SAP CFO Luca Mucic likened the effort to creating a “speedboat” for the financial services sector, predicting that the JV could generate revenue in the high triple-digit-millions euros within five years:

Jointly, we will extend our existing FSI portfolio to cover banking and insurance processes end to end. Helping our customers to become more agile through digital business innovation and cloud technology will be front and center for our new FSI Unit. The new unit will be very flexible and customer-centric with full autonomy to set its strategic direction. At the same time, it will be a strong member of the SAP family. Customers will benefit from SAP’s leading technology and the FSI Unit’s agility and focus on their specific needs.

According to its own descriptor on its website, Dediq sees itself as a proactive investor:

We bring capital and especially entrepreneurial expertise. We think in terms of operational initiatives and company goals instead of return and KPI reportings. In doing so, we pursue ambitious goals and assume full responsibility to reach these together with our partners.

IBM too 

The SAP gambit comes a week after IBM launched its own dedicated cloud services offering for the financial services sector. IBM Cloud for Financial Services is the result of two years of design partnership with Bank of America and is pitched at meeting the the financial services industry’s need for robust workload, data protection, security and risk reduction.

The platform is supported by IBM Cloud Framework for Financial Services, which provides a set of security and compliance controls to allow bank-sensitive data to be run safely in the public cloud. The framework was developed with Bank of America and Promontory, a financial services regulatory compliance consulting specialist, and will continue to be maintained by IBM's Financial Services Cloud Council, under the leadership of IBM Hybrid Cloud Platform head Howard Boville, who said:

Together with some of the world’s largest banks and leaders in regulatory compliance, we are driving a change in cloud adoption for highly regulated industries, aiming to improve the security and compliance posture for the industry. With a focus on data security delivered with IBM’s confidential computing and sophisticated encryption capabilities, we aim to reduce risk in the supply chain for banks, insurers and other financial services industry players, and at the same time accelerating the time by which they can drive and consume innovation.

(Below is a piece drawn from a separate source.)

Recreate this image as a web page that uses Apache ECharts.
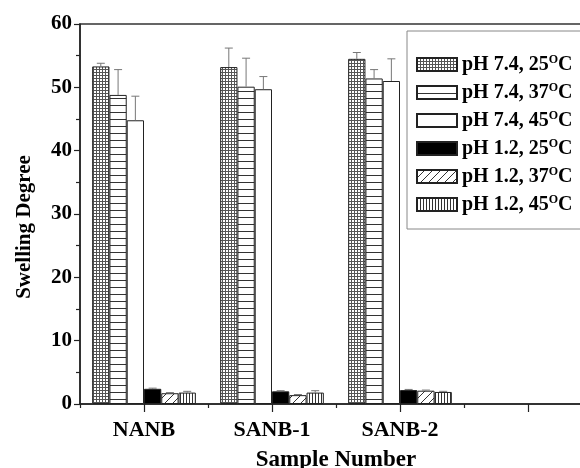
<!DOCTYPE html>
<html>
<head>
<meta charset="utf-8">
<script src="https://cdn.jsdelivr.net/npm/echarts@6/dist/echarts.min.js"></script>
<style>html,body{margin:0;padding:0;background:#fff}#c{width:580px;height:468px}</style>
</head>
<body>
<div id="c"></div>
<script>
// ---- data ----
var categories = ['NANB', 'SANB-1', 'SANB-2', ''];
var seriesNames = ['pH 7.4, 25', 'pH 7.4, 37', 'pH 7.4, 45', 'pH 1.2, 25', 'pH 1.2, 37', 'pH 1.2, 45'];
var ph74_25 = [53.3, 53.2, 54.5, null];
var ph74_37 = [48.8, 50.1, 51.4, null];
var ph74_45 = [44.8, 49.7, 51.0, null];
var ph12_25 = [2.4, 2.0, 2.2, null];
var ph12_37 = [1.7, 1.4, 2.1, null];
var ph12_45 = [1.8, 1.8, 1.9, null];
var err74_25 = [0.5, 3.0, 1.0];
var err74_37 = [4.0, 4.5, 1.4];
var err74_45 = [3.8, 2.0, 3.5];
var err12_25 = [0.1, 0.1, 0.1];
var err12_37 = [0.1, 0.1, 0.1];
var err12_45 = [0.2, 0.3, 0.1];
var yTicks = [0, 10, 20, 30, 40, 50, 60];

var values = [ph74_25, ph74_37, ph74_45, ph12_25, ph12_37, ph12_45];
var errors = [err74_25, err74_37, err74_45, err12_25, err12_37, err12_45];

// ---- patterns ----
function tile(w, h, draw) {
  var c = document.createElement('canvas');
  c.width = w; c.height = h;
  var g = c.getContext('2d');
  g.fillStyle = '#fff'; g.fillRect(0, 0, w, h);
  g.strokeStyle = '#333'; g.fillStyle = '#333'; g.lineWidth = 1;
  draw(g, w, h);
  return { image: c, repeat: 'repeat' };
}
var patGrid = tile(3, 3, function (g) { g.fillStyle = '#555'; g.fillRect(0, 0, 3, 1); g.fillRect(0, 0, 1, 3); });
var patHoriz = tile(4, 7, function (g) { g.fillRect(0, 0, 4, 1); });
var patWhite = '#ffffff';
var patBlack = '#000000';
var patDiag = tile(8, 8, function (g) {
  g.beginPath(); g.moveTo(-1, 9); g.lineTo(9, -1); g.stroke();
});
var patVert = tile(3, 4, function (g) { g.fillRect(0, 0, 1, 4); });
var fills = [patGrid, patHoriz, patWhite, patBlack, patDiag, patVert];

var FONT = '"Liberation Serif", "DejaVu Serif", serif';
var GAP = 0.19;

var series = [];
values.forEach(function (v, i) {
  series.push({
    name: seriesNames[i],
    type: 'bar',
    data: v,
    barGap: '0%',
    barCategoryGap: (GAP * 100) + '%',
    itemStyle: { color: fills[i], borderColor: '#222', borderWidth: 1 },
    z: 2
  });
});
var errData = [];
errors.forEach(function (e, si) {
  e.forEach(function (val, ci) { errData.push([ci, values[si][ci], val, si]); });
});
series.push({
  type: 'custom',
  data: errData,
  encode: { x: 0, y: 1 },
  z: 5,
  silent: true,
  renderItem: function (params, api) {
    var ci = api.value(0), v = api.value(1), e = api.value(2), si = api.value(3);
    var band = api.size([1, 0])[0];
    var bw = band * (1 - GAP) / 6;
    var base = api.coord([ci, v]);
    var top = api.coord([ci, v + e]);
    var x = base[0] + (si - 2.5) * bw;
    var st = { stroke: '#777', lineWidth: 1 };
    return {
      type: 'group',
      children: [
        { type: 'line', shape: { x1: x, y1: base[1], x2: x, y2: top[1] }, style: st },
        { type: 'line', shape: { x1: x - 4, y1: top[1], x2: x + 4, y2: top[1] }, style: st }
      ]
    };
  }
});

var chart = echarts.init(document.getElementById('c'), null, { renderer: 'canvas' });
chart.setOption({
  animation: false,
  backgroundColor: '#fff',
  grid: { left: 80, top: 24, right: -12, bottom: 64, show: true, borderColor: '#333', borderWidth: 1.5, backgroundColor: 'transparent', containLabel: false, outerBoundsMode: 'none' },
  legend: {
    orient: 'vertical',
    left: 407, top: 31,
    padding: [23, 30, 14, 9],
    borderColor: '#888', borderWidth: 1,
    icon: 'rect',
    itemWidth: 40, itemHeight: 13, itemGap: 7,
    itemTextGap: 5,
    data: seriesNames,
    formatter: function (n) { return '{a|' + n + '}{s|O}{a|C}'; },
    textStyle: {
      rich: {
        a: { fontFamily: FONT, fontWeight: 'bold', fontSize: 20, lineHeight: 22, color: '#000' },
        s: { fontFamily: FONT, fontWeight: 'bold', fontSize: 12, lineHeight: 22, color: '#000', padding: [0, 0, 9, 0] }
      }
    }
  },
  xAxis: [{
    type: 'category',
    data: categories,
    position: 'bottom',
    axisLine: { lineStyle: { color: '#222', width: 1.5 } },
    axisTick: { show: true, alignWithLabel: false, length: 4, lineStyle: { color: '#222', width: 1.2 } },
    axisLabel: { fontFamily: FONT, fontWeight: 'bold', fontSize: 22, color: '#000', margin: 15 },
    name: 'Sample Number',
    nameLocation: 'middle',
    nameGap: 45,
    nameTextStyle: { fontFamily: FONT, fontWeight: 'bold', fontSize: 23, color: '#000' }
  }, {
    type: 'category',
    data: categories,
    position: 'bottom',
    axisLine: { show: false },
    axisTick: { show: true, alignWithLabel: true, length: 8, lineStyle: { color: '#222', width: 1.2 } },
    axisLabel: { show: false }
  }],
  yAxis: {
    type: 'value',
    min: yTicks[0], max: yTicks[yTicks.length - 1], interval: 10,
    axisLine: { show: true, lineStyle: { color: '#222', width: 1.5 } },
    axisTick: { show: true, length: 6, lineStyle: { color: '#222', width: 1.2 } },
    minorTick: { show: true, splitNumber: 2, length: 4, lineStyle: { color: '#222', width: 1.2 } },
    splitLine: { show: false },
    axisLabel: { fontFamily: FONT, fontWeight: 'bold', fontSize: 21, color: '#000', margin: 8 }
  },
  graphic: [{
    type: 'text',
    x: 25, y: 227,
    rotation: Math.PI / 2,
    style: { text: 'Swelling Degree', fontFamily: FONT, fontWeight: 'bold', fontSize: 21, fill: '#000', textAlign: 'center', textVerticalAlign: 'middle' }
  }],
  series: series
});
</script>
</body>
</html>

Specifically the IBM offering is aimed at enabling financial institutions to move and run workloads in the public cloud and comes with a set of banking-centric middleware and applications. The initiative carries with it an ecosystem of more than 90 ISVs and Fintech specialist partners, including Luminor Bank, MUFG, Tata Consultancy Services, EY and, er, SAP. Of that last recruit, IBM’s official announcement says:

With the addition of SAP, clients can now quickly engage with the largest enterprise app company across their workloads.

My take

A strong kick-off to the fiscal year for SAP. When the numbers are officially released later this month, we'd expect to hear a lot more about the contribution of the RISE initiative. As for the financial services push, the devil's in the detail - there's a lot still to be learned here about this will work on practice. We shall return to this topic. But for now, CEO Klein can be pleased at the way 2021 has started.